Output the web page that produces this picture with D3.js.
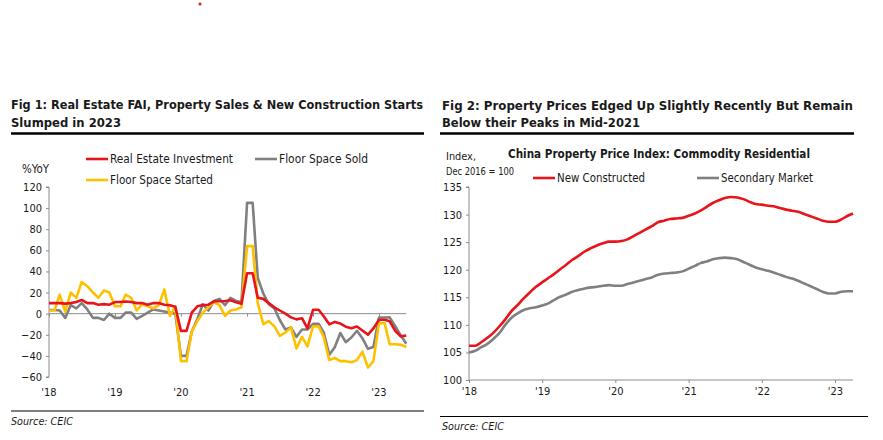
<!DOCTYPE html>
<html><head><meta charset="utf-8">
<script src="https://cdn.jsdelivr.net/npm/d3@7"></script>
<style>
html,body{margin:0;padding:0;background:#fff;}
svg text{font-family:"DejaVu Sans Condensed","DejaVu Sans",sans-serif;font-stretch:condensed;fill:#1a1a1a;}
</style></head>
<body><svg id="c" width="883" height="440"></svg>
<script>
// ---------- Fig 1 data (monthly %YoY, Jan 2018 - Jun 2023) ----------
const fig1Start = [2018, 0];
const realEstateInvestment = [
  10,10,10,9.5,10,11,13,10,10,8.5,9,8.5,
  11,11,11.5,11,10,10,8.5,10,10,8.5,8,6.5,
  -16.3,-16.3,1,7,8.1,8.5,11.7,11.8,12,12.7,10.9,9.3,
  38.3,38.3,15,14,10,6,3,0,-3.5,-5.4,-4.3,-13.9,
  3.7,3.7,-2.4,-10.1,-7.8,-9.4,-12.3,-13.8,-12.1,-16.0,-19.9,-14,
  -5.7,-5.7,-7.2,-16.2,-21.5,-20.6];
const floorSpaceSold = [
  3.5,3.5,3,-4,8,5,10,4,-4,-4,-6,0,
  -4,-4,1,1,-5,-2,1,4,3,2,1,0,
  -40,-40,-17,-5,9,3,12,14,8,15,12,11,
  105,105,34,19,9,5,-6,-15,-13,-22,-15,-15,
  -9.6,-9.6,-17.7,-39,-31.8,-18.3,-27,-22.6,-16.2,-23.2,-33.3,-31.5,
  -3.6,-3.6,-3.5,-11.8,-20.5,-28.5];
const floorSpaceStarted = [
  3,3,18,2,20,15,30,26,20,15,22,20,
  7,7,18,15,3,9,7,5,8,23,-2,7,
  -45,-45,-17,-7,1,6,11,8,-2,3,4,6,
  64,64,10,-10,-7,-12,-21,-18,-13,-33,-22,-31,
  -12,-12,-22,-44,-42,-45,-45,-46,-44,-36,-51,-45,
  -9,-9,-29,-29,-29.5,-31.5];
const fig1YTicks = [120,100,80,60,40,20,0,-20,-40,-60];
const yearTicks = [2018,2019,2020,2021,2022,2023];

// ---------- Fig 2 data (index, Dec 2016 = 100, Jan 2018 - Apr 2023) ----------
const newConstructed = [
  106.2,106.2,106.8,107.6,108.5,109.7,111.0,112.5,113.6,114.8,115.9,116.9,
  117.7,118.5,119.2,120.1,120.9,121.8,122.5,123.3,123.9,124.4,124.8,125.1,
  125.1,125.2,125.5,126.1,126.7,127.3,127.9,128.6,128.9,129.2,129.3,129.4,
  129.8,130.2,130.7,131.4,132.1,132.6,133.0,133.2,133.1,132.8,132.3,131.9,
  131.8,131.6,131.5,131.2,130.9,130.7,130.5,130.1,129.7,129.3,128.9,128.7,
  128.7,129.1,129.7,130.2];
const secondaryMarket = [
  105.0,105.3,105.9,106.5,107.4,108.5,110.0,111.3,112.1,112.7,113.0,113.2,
  113.5,113.9,114.5,115.1,115.5,116.0,116.3,116.6,116.8,116.9,117.1,117.2,
  117.1,117.1,117.4,117.7,118.0,118.3,118.6,119.1,119.3,119.4,119.5,119.7,
  120.2,120.7,121.2,121.5,121.9,122.1,122.2,122.1,121.9,121.4,120.9,120.4,
  120.1,119.8,119.5,119.1,118.7,118.4,118.0,117.5,117.0,116.5,116.0,115.7,
  115.7,116.0,116.1,116.1];
const fig2YTicks = [135,130,125,120,115,110,105,100];

const RED = "#e8141c", GRAY = "#808080", GOLD = "#ffc000", AXIS = "#8c8c8c";
const svg = d3.select("#c");
const monthDate = i => new Date(2018, i, 1);
const fmtYear = d => "'" + String(d.getFullYear()).slice(2);

// red dot artifact at top
svg.append("circle").attr("cx",200).attr("cy",4).attr("r",1.5).attr("fill",RED);

function txt(x, y, s, size, opts = {}) {
  const t = svg.append("text").attr("x", x).attr("y", y).text(s)
    .style("font-size", size + "px");
  if (opts.bold) t.style("font-weight", "bold");
  if (opts.italic) t.style("font-style", "italic");
  if (opts.len) t.attr("textLength", opts.len).attr("lengthAdjust", "spacingAndGlyphs");
  if (opts.anchor) t.attr("text-anchor", opts.anchor);
  return t;
}

// ---------- Fig 1 ----------
txt(11, 109, "Fig 1: Real Estate FAI, Property Sales & New Construction Starts", 13, {bold:true, len:412});
txt(11, 127, "Slumped in 2023", 13, {bold:true, len:110});
svg.append("line").attr("x1",11).attr("x2",424).attr("y1",133.5).attr("y2",133.5).attr("stroke","#000").attr("stroke-width",2.5);

const x1 = d3.scaleTime().domain([new Date(2018,0,1), new Date(2023,0,1)]).range([49, 379]);
const y1 = d3.scaleLinear().domain([-60, 120]).range([377, 187]);

txt(22, 173, "%YoY", 12, {len:27});
// y axis
const gy1 = svg.append("g").attr("transform","translate(49,0)")
  .call(d3.axisLeft(y1).tickValues(fig1YTicks).tickSize(3).tickPadding(4));
gy1.select(".domain").attr("stroke",AXIS).attr("d","M-3,187H0V377H-3");
gy1.selectAll(".tick line").attr("stroke",AXIS);
gy1.selectAll(".tick text").style("font-size","11px").attr("fill","#1a1a1a")
  .style("font-family",'"DejaVu Sans Condensed","DejaVu Sans",sans-serif');

// zero line with year ticks
const gx1 = svg.append("g").attr("transform",`translate(0,${y1(0)})`)
  .call(d3.axisBottom(x1).tickValues(yearTicks.map(y=>new Date(y,0,1))).tickSize(3).tickFormat(""));
gx1.select(".domain").attr("stroke",AXIS).attr("d",`M49,0H${x1(monthDate(65))}`);
gx1.selectAll(".tick line").attr("stroke",AXIS);
// year labels at bottom
yearTicks.forEach(yr => {
  svg.append("text").attr("x", x1(new Date(yr,0,1))).attr("y", 396)
    .attr("text-anchor","middle").style("font-size","11px").text(fmtYear(new Date(yr,0,1)));
});

const line1 = d3.line().x((d,i)=>x1(monthDate(i))).y(d=>y1(d));
[[floorSpaceSold,GRAY],[floorSpaceStarted,GOLD],[realEstateInvestment,RED]].forEach(([s,c])=>{
  svg.append("path").datum(s).attr("d",line1).attr("fill","none").attr("stroke",c)
    .attr("stroke-width",2.6).attr("stroke-linejoin","round");
});

// legend fig1
function legItem(x, y, color, label, len) {
  svg.append("line").attr("x1",x).attr("x2",x+22).attr("y1",y).attr("y2",y).attr("stroke",color).attr("stroke-width",2.6);
  txt(x+24, y+4, label, 12, {len});
}
legItem(86, 159, RED, "Real Estate Investment", 123);
legItem(255, 159, GRAY, "Floor Space Sold", 89);
legItem(86, 180, GOLD, "Floor Space Started", 103);

// source fig1
svg.append("line").attr("x1",11).attr("x2",424).attr("y1",411).attr("y2",411).attr("stroke","#000").attr("stroke-width",1.2);
txt(11, 425, "Source: CEIC", 10, {italic:true, len:62});

// ---------- Fig 2 ----------
txt(442, 110, "Fig 2: Property Prices Edged Up Slightly Recently But Remain", 13, {bold:true, len:411});
txt(442, 127, "Below their Peaks in Mid-2021", 13, {bold:true, len:198});
svg.append("line").attr("x1",440).attr("x2",854).attr("y1",133.5).attr("y2",133.5).attr("stroke","#000").attr("stroke-width",2.5);

txt(446, 160, "Index,", 11, {len:30});
txt(446, 174.5, "Dec 2016 = 100", 11, {len:68});
txt(508, 158, "China Property Price Index: Commodity Residential", 12.5, {bold:true, len:302});

const x2 = d3.scaleTime().domain([new Date(2018,0,1), new Date(2023,0,1)]).range([469, 835]);
const y2 = d3.scaleLinear().domain([100, 135]).range([380, 187]);

const gy2 = svg.append("g").attr("transform","translate(469,0)")
  .call(d3.axisLeft(y2).tickValues(fig2YTicks).tickSize(3).tickPadding(4));
gy2.select(".domain").attr("stroke",AXIS).attr("d","M-3,187H0V380");
gy2.selectAll(".tick line").attr("stroke",AXIS);
gy2.selectAll(".tick text").style("font-size","11px").attr("fill","#1a1a1a")
  .style("font-family",'"DejaVu Sans Condensed","DejaVu Sans",sans-serif');

const gx2 = svg.append("g").attr("transform","translate(0,380)")
  .call(d3.axisBottom(x2).tickValues(yearTicks.map(y=>new Date(y,0,1))).tickSize(3).tickPadding(4).tickFormat(fmtYear));
gx2.select(".domain").attr("stroke",AXIS).attr("d",`M469,0H${x2(monthDate(63))}`);
gx2.selectAll(".tick line").attr("stroke",AXIS);
gx2.selectAll(".tick text").style("font-size","11px").attr("fill","#1a1a1a").attr("y",7)
  .style("font-family",'"DejaVu Sans Condensed","DejaVu Sans",sans-serif');

const line2 = d3.line().x((d,i)=>x2(monthDate(i))).y(d=>y2(d)).curve(d3.curveMonotoneX);
[[secondaryMarket,GRAY],[newConstructed,RED]].forEach(([s,c])=>{
  svg.append("path").datum(s).attr("d",line2).attr("fill","none").attr("stroke",c)
    .attr("stroke-width",2.6).attr("stroke-linejoin","round");
});

legItem(533, 178, RED, "New Constructed", 88);
legItem(697, 178, GRAY, "Secondary Market", 92);

svg.append("line").attr("x1",440).attr("x2",868).attr("y1",416.5).attr("y2",416.5).attr("stroke","#000").attr("stroke-width",1.2);
txt(442, 430, "Source: CEIC", 10, {italic:true, len:62});
</script></body></html>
++++++
*Exercise*
With the pictures left out, restate word for word every line of the data above, from the first down to the line that contains "const yearTicks = [2018,2019,2020,2021,2022,2023];".

*Output of the task*
Output the web page that produces this picture with D3.js.
<!DOCTYPE html>
<html><head><meta charset="utf-8">
<script src="https://cdn.jsdelivr.net/npm/d3@7"></script>
<style>
html,body{margin:0;padding:0;background:#fff;}
svg text{font-family:"DejaVu Sans Condensed","DejaVu Sans",sans-serif;font-stretch:condensed;fill:#1a1a1a;}
</style></head>
<body><svg id="c" width="883" height="440"></svg>
<script>
// ---------- Fig 1 data (monthly %YoY, Jan 2018 - Jun 2023) ----------
const fig1Start = [2018, 0];
const realEstateInvestment = [
  10,10,10,9.5,10,11,13,10,10,8.5,9,8.5,
  11,11,11.5,11,10,10,8.5,10,10,8.5,8,6.5,
  -16.3,-16.3,1,7,8.1,8.5,11.7,11.8,12,12.7,10.9,9.3,
  38.3,38.3,15,14,10,6,3,0,-3.5,-5.4,-4.3,-13.9,
  3.7,3.7,-2.4,-10.1,-7.8,-9.4,-12.3,-13.8,-12.1,-16.0,-19.9,-14,
  -5.7,-5.7,-7.2,-16.2,-21.5,-20.6];
const floorSpaceSold = [
  3.5,3.5,3,-4,8,5,10,4,-4,-4,-6,0,
  -4,-4,1,1,-5,-2,1,4,3,2,1,0,
  -40,-40,-17,-5,9,3,12,14,8,15,12,11,
  105,105,34,19,9,5,-6,-15,-13,-22,-15,-15,
  -9.6,-9.6,-17.7,-39,-31.8,-18.3,-27,-22.6,-16.2,-23.2,-33.3,-31.5,
  -3.6,-3.6,-3.5,-11.8,-20.5,-28.5];
const floorSpaceStarted = [
  3,3,18,2,20,15,30,26,20,15,22,20,
  7,7,18,15,3,9,7,5,8,23,-2,7,
  -45,-45,-17,-7,1,6,11,8,-2,3,4,6,
  64,64,10,-10,-7,-12,-21,-18,-13,-33,-22,-31,
  -12,-12,-22,-44,-42,-45,-45,-46,-44,-36,-51,-45,
  -9,-9,-29,-29,-29.5,-31.5];
const fig1YTicks = [120,100,80,60,40,20,0,-20,-40,-60];
const yearTicks = [2018,2019,2020,2021,2022,2023];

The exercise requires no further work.